Work instructions: In the following material, identify every line holding the string "matplotlib" and return it.

Material:

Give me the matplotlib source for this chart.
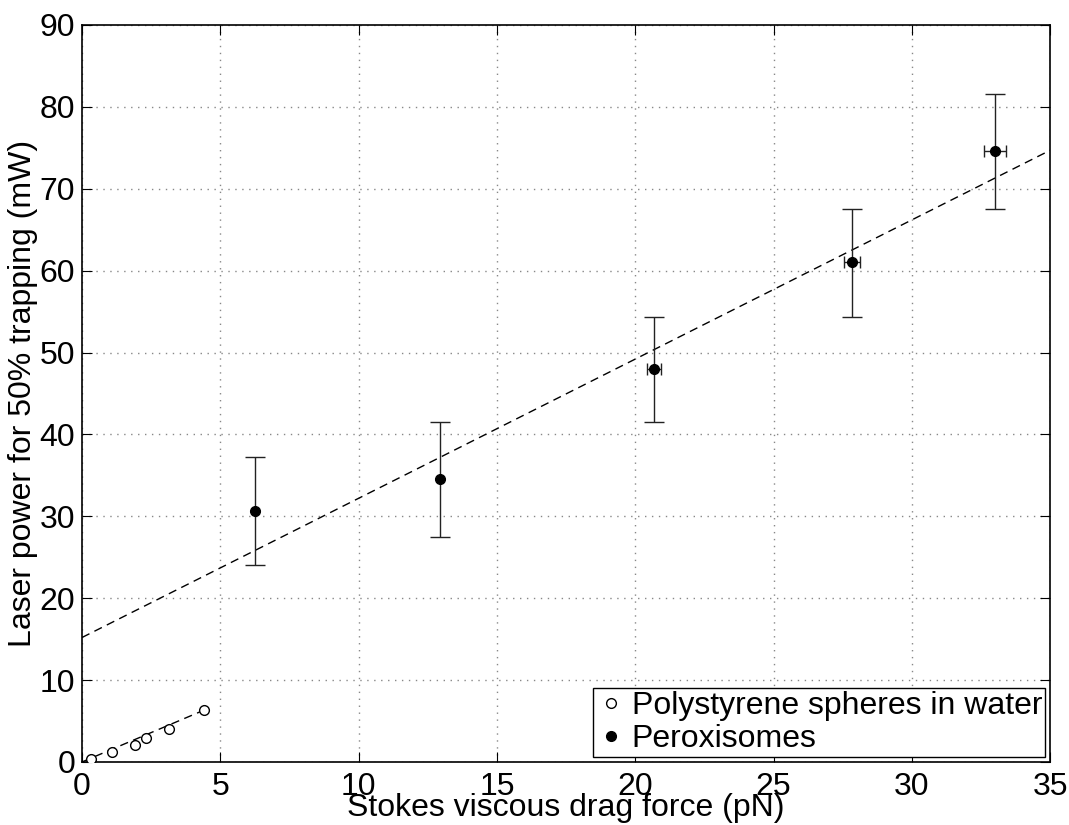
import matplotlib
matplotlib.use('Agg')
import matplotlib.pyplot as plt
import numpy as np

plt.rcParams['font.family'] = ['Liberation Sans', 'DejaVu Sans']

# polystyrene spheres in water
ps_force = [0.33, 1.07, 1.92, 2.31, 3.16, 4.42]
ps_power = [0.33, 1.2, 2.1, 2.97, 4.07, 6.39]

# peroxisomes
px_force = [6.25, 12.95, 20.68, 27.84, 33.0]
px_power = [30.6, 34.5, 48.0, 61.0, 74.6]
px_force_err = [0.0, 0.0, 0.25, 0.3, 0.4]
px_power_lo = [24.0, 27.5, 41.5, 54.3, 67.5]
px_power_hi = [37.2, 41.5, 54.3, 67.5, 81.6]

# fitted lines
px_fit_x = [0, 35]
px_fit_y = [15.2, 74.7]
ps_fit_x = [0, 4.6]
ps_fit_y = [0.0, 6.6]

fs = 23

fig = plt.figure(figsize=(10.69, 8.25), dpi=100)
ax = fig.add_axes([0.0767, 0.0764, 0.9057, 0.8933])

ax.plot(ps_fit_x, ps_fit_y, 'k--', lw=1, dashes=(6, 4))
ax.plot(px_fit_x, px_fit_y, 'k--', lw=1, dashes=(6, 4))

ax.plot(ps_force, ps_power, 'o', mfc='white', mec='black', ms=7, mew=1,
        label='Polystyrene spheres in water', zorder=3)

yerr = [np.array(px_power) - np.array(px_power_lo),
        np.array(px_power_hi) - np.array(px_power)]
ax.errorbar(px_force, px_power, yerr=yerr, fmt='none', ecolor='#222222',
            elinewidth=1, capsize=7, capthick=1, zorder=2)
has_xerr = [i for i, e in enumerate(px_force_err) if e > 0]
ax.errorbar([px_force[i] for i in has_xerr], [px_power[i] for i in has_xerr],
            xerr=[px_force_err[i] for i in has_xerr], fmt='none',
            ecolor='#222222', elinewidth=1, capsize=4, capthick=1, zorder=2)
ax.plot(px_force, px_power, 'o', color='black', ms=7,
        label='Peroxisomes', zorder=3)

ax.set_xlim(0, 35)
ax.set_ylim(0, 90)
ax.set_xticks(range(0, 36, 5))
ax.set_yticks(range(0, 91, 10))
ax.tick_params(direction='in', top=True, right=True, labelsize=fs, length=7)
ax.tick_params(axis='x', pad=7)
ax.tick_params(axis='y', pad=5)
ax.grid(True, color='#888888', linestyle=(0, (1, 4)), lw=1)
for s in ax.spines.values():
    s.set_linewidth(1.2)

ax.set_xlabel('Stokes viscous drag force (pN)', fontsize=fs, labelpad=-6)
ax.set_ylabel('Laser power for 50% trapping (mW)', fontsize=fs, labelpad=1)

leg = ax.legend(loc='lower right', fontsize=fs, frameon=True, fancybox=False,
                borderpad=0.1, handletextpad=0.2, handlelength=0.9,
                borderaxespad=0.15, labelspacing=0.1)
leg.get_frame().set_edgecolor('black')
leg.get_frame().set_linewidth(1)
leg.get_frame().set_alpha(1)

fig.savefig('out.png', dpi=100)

Answer:
Give me the matplotlib source for this chart.
import matplotlib
matplotlib.use('Agg')
import matplotlib.pyplot as plt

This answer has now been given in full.